Starting School: Home Clothes vs School Uniform

Starting School: Home Clothes vs School Uniform

What is the first thing your children do when they get home from school?


Do they head straight to the fridge for some much-needed food – my children are always hungry when they get home!

Perhaps they lounge on the sofa to catch up with their favourite programmes.

Or maybe they head to the garden to run around and get some fresh air and let off steam.





Do you know what I ask my children to do before they do anything else?

Get changed.

Take off their school uniform and put on home clothes.

I think that changing out of a uniform and putting on your own clothes is one of the most important things to do when the school day ends.

And here is why:


Changing into home clothes lets you be who you want to be

Many schools argue that by having a set uniform it puts all children on an even playing field.

Children focus on their education rather than what they are wearing. It unites the children – much like a team sports kit can - and it can reduce peer pressure and bullying.

But wearing a uniform and making children all dress the same also promotes conformity over individuality. Some might even argue a school uniform restricts freedom of expression.

So when my children get home from school the first thing I want them to do is take that uniform off and put on something that they want to wear.

Something that they feel comfortable in and reflect who they are.


When my children get home from school they no longer have to be the same as everyone else. They are free to be who they want to be and wear clothes that they want to wear.

Changing in home clothes reduces the amount of washing

Hear me out on this one.

I have three children. If they wore a clean school uniform every day, by the end of Friday I would have at 15 polo shirts, 5 pairs of trousers, 10 skirts and 30 socks to wash.

I encourage my children to get changed into home clothes so that they can wear their school uniform for at least a second day.

If my children wear a polo shirt for 2 days instead of 1 then I might have 9 to wash instead of 15. And if I can get 2 or 3 days out of their skirts and trousers then I have reduced that load from 15 to just 6!

I know that children rarely come home clean after a day at school, but with a little elbow grease the majority of marks and stains can be spot cleaned. Dusty knees and paint on skirts can often be scrubbed and left to dry and then worn again the next day.

TOP TIP – put a laundry basket in your child’s room just for them. Each evening go through it and retrieve all the clothes that can be worn again and put them out for the next day! No more losing things in the main laundry basket and have to wash them because they got buried under a damp towel!

*Disclaimer – my children are all age 8 or under. Older children might need a clean shirt each day but whilst mine are little they really don’t smell!*

Changing into home clothes is more comfortable

When I worked in the city as a PA I had to wear business attire every day.
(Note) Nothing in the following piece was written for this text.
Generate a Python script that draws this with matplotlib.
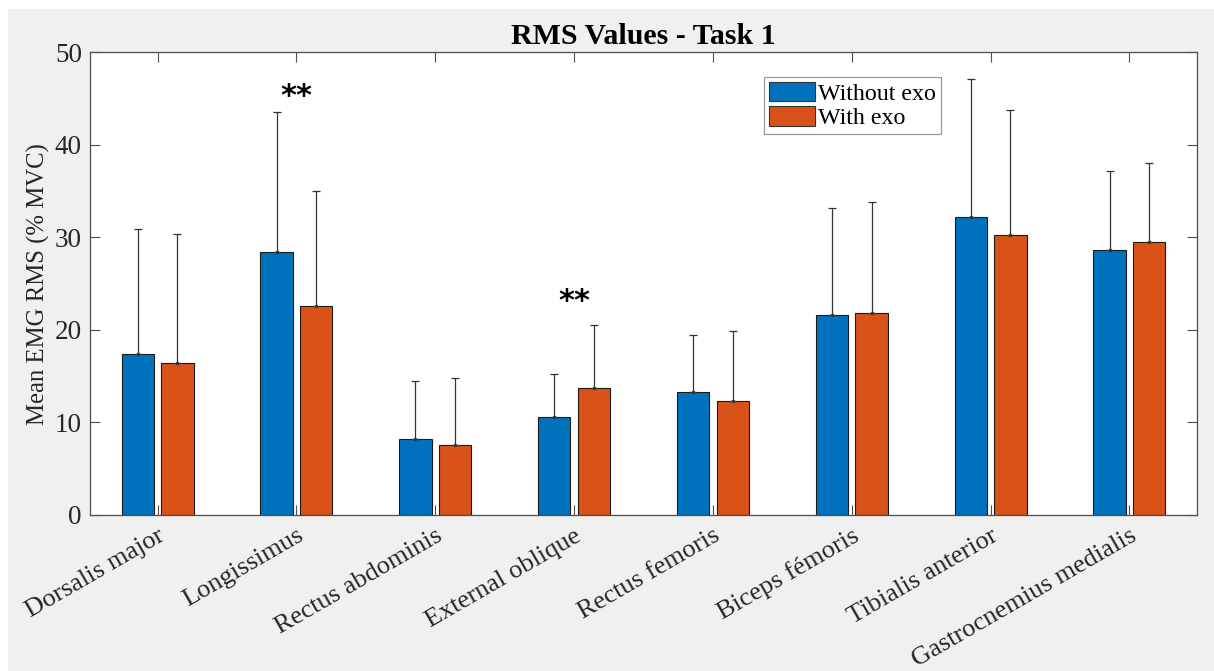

It was a little stuffy and uncomfortable and I am really glad that running a sewing business means I can wear comfy clothes to work!

When I got home from working in an office the first thing I did was change out of my work clothes,

My husband still has to wear a business suit every day and the first thing he does when he gets home from a day at the office is get changed,

Why? Because it is more comfortable.

And I think that is the same for children.

Soft leggings and joggers are much comfier than the stiff grey school trousers.  

Plus, you get to wear something more appropriate for the weather. In all that hot weather a few months ago my children couldn’t wait to get home to put cooler shorts and strappy dresses on!

Changing into home clothes signals the end of the school day

When your child changes out of their school uniform into home clothes it is a sign that the school day has ended.

Your child can relax. They know the rules at home. They know how you will react and home is their safe space.

I think a change of clothes really helps in making home a place of comfort and safety.  

One member of my facebook community said the same:

"I also think it is important to know it’s home, relax, get out of the school mode."

I know not everyone wants their children to change into a different set of clothes when they get home, and parents were divided in the Tutti Frutti Clothing community.

Why not join in the conversation over on Facebook or let me know in the comments - do you think changing into home clothes is important? Or are you happy for your children to wear their uniform all day?


  • Wonderful Blog, Thanks.

    Hirawats on

  • I totally agree with this principle! With my 13 year old daughter, this is not an issue. She is desperate to change out of her blazer, shirt, tie and tights and will always wear her skirt for at least 2 days. My 9 year old son on the other hand partly strips off, so just his polo top. He’s usually desperate to park himself in front of the tv with his snack. My main dilemma is having to fish out perfectly clean clothing from the stinky laundry bin, it’s a daily issue in our household! I guess at least the clothes don’t end up on the floor!